Five days before intense monsoonal deluges unleashed vast floods across Pakistan last July, computer models at a European weather-forecasting center were giving clear indications that the downpours were imminent. Now, a new scientific study that retrospectively examines the raw data from these computer models, has confirmed that, if the information had been processed, forecasters could have predicted extremely accurate rainfall totals 8-10 days beforehand.
The study also finds that the floods themselves could have been predicted if this data, which originated from the European Centre for Medium-Range Weather Forecasting (ECMWF), had been processed and fed into a hydrological model, which takes terrain into account.
The July floods killed thousands of people and tens of thousands of cattle, and left large parts of Pakistan in shambles. The waters displaced, or disrupted the lives of, an estimated 20 million people.
"People don't understand the powers of modern environmental prediction," says Peter Webster, a professor of earth and atmospheric science at the Georgia Institute of Technology in Atlanta and lead author of the new study. "This disaster could have been minimized and even the flooding could have been minimized. If we were working with Pakistan, they would have known 8 to 10 days in advance that the floods were coming."

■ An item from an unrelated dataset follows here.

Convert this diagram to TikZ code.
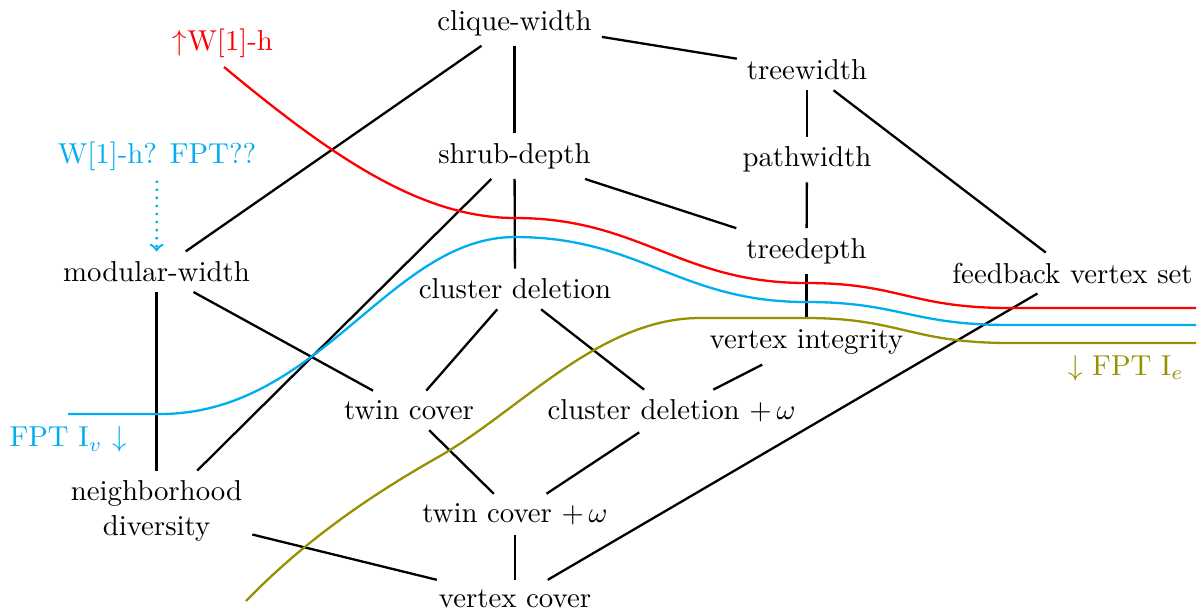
\documentclass[tikz,border=0pt]{standalone}
\definecolor{cyanc}{RGB}{0,174,239}
\definecolor{olivec}{RGB}{150,145,0}
\begin{document}
\begin{tikzpicture}[x=0.34722pt,y=-0.34722pt,
  edge/.style={thick,black},
  curve/.style={thick}]
\useasboundingbox (0,0) rectangle (1203,613);
% nodes
\node (cw) at (514.5,22.8) {clique-width};
\node (tw) at (807,70) {treewidth};
\node (sd) at (514.5,156) {shrub-depth};
\node (pw) at (807,159.5) {pathwidth};
\node (td) at (806.5,251) {treedepth};
\node (mw) at (156.5,271.7) {modular-width};
\node (cd) at (515,289) {cluster deletion};
\node (fvs) at (1072.5,273) {feedback vertex set};
\node (vi) at (806.5,342) {vertex integrity};
\node (tc) at (409,410.4) {twin cover};
\node (cdw) at (671.5,411) {cluster deletion $+\,\omega$};
\node (tcw) at (515,514.6) {twin cover $+\,\omega$};
\node (vc) at (515,599) {vertex cover};
\node[align=center] (nd) at (156.5,511) {neighborhood\\diversity};
% labels
\node[text=red] (wh) at (223,42.8) {$\uparrow$W[1]-h};
\node[text=cyanc] (q) at (157,156) {W[1]-h? FPT??};
\node[text=cyanc] (iv) at (68,439.5) {FPT I$_v$ $\downarrow$};
\node[text=olivec] (ie) at (1126,368) {$\downarrow$ FPT I$_e$};
% edges
\draw[edge] (cw) -- (tw);
\draw[edge] (cw) -- (sd);
\draw[edge] (cw) -- (mw);
\draw[edge] (tw) -- (pw);
\draw[edge] (tw) -- (fvs);
\draw[edge] (pw) -- (td);
\draw[edge] (sd) -- (td);
\draw[edge] (sd) -- (cd);
\draw[edge] (sd) -- (nd);
\draw[edge] (mw) -- (nd);
\draw[edge] (mw) -- (tc);
\draw[edge] (cd) -- (tc);
\draw[edge] (cd) -- (cdw);
\draw[edge] (td) -- (vi);
\draw[edge] (vi) -- (cdw);
\draw[edge] (tc) -- (tcw);
\draw[edge] (cdw) -- (tcw);
\draw[edge] (tcw) -- (vc);
\draw[edge] (nd) -- (vc);
\draw[edge] (fvs) -- (vc);
\draw[thick,cyanc,dotted,->] (q) -- (mw);
% curves
\draw[curve,red] (224,67) .. controls (330,155) and (420,218) .. (515,218)
  .. controls (640,218) and (680,283) .. (806,283)
  .. controls (900,283) and (910,308) .. (1010,308) -- (1196,308);
\draw[curve,cyanc] (68,414) -- (160,414) .. controls (320,414) and (390,237) .. (515,237)
  .. controls (640,237) and (680,302) .. (806,302)
  .. controls (900,302) and (910,325) .. (1010,325) -- (1196,325);
\draw[curve,olivec] (246,601) .. controls (310,535) and (380,490) .. (440,456)
  .. controls (520,410) and (600,318) .. (700,318) -- (806,318)
  .. controls (900,318) and (910,343) .. (1010,343) -- (1196,343);
\end{tikzpicture}
\end{document}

He and his colleagues report their findings in a paper accepted for publication in Geophysical Research Letters, a journal of the American Geophysical Union.
The ECMWF, a London-based organization of 33 participating European countries, "does not give out weather forecasts and weather warnings to the general public or media," notes ECMWF scientist Anna Ghelli. "ECMWF provides numerical forecasts to its member and co-operating states and they are responsible to prepare forecasts for the public and advise the authorities in their own countries."
"We noticed that the signal was there five days in advance," Ghelli recalls. However, the lack of a cooperating agreement between the forecasting center and Pakistan meant that these rainfall warnings didn't make it to the Pakistani people, nor did Pakistan's own meteorological agency forecast the flooding.
In their research, the Georgia Tech meteorologists use data from the European center to analyze whether or not the rainfall was above average for Pakistan and if the huge surges in the Indus River would have been predictable if flood forecasters were monitoring the country. They determine that, while the rainfall total for 2010 was slightly above average for the region, the July deluges were exceptionally rare, with rainfall amounts exceeding 10 times the average daily monsoon rainfall. They also find that if a flood forecasting model had been in place, the floods would have been predicted in time to issue warnings.
As a result of processing the raw output from ECMWF models from before the Pakistani deluge, the team achieves greater accuracy than the raw numerical forecasts alone provided. Some weather stations in Pakistan recorded nearly a foot (30 centimeters) of rainfall during the 4-day downpour. The after-the-fact predictions by Webster and his colleagues came in slightly below those amounts at the same locations.
Webster says that processing raw data into weather forecasts and combining them with hydrological models is only half the work. In order to have any effect, the resulting flood forecasts must be successfully disseminated at the village level, and local leaders must also understand them.
In nearby Bangladesh, Webster spent five years creating a flood-forecasting technique and organizing a cooperating agreement with the Georgia Institute of Technology, ECMWF, the Asian Disaster Preparedness Center and the government of Bangladesh. When flooding occurred there several years ago, warnings made possible by the forecasting pact not only averted loss of life, but also saved residents as much as $450 per farm -- about the equivalent of an average annual salary in that country.
In a few weeks, Webster will attend an international meeting of developing nations in Bangkok to build support for flood forecasting in Pakistan. He says a forecasting system in Pakistan would cost a few million dollars to set-up, but as little as $100,000 a year once operational. He hopes to convince the World Bank, currently providing $1 billion of flood-recovery financing to Pakistan, to fund the project.
In Bangladesh, Webster recalls, an imam at a local mosque told him about how they discussed the flood forecasts each day in prayer. This is the sort of local solution that Webster envisions for Pakistan as well.
The National Science Foundation funded this research.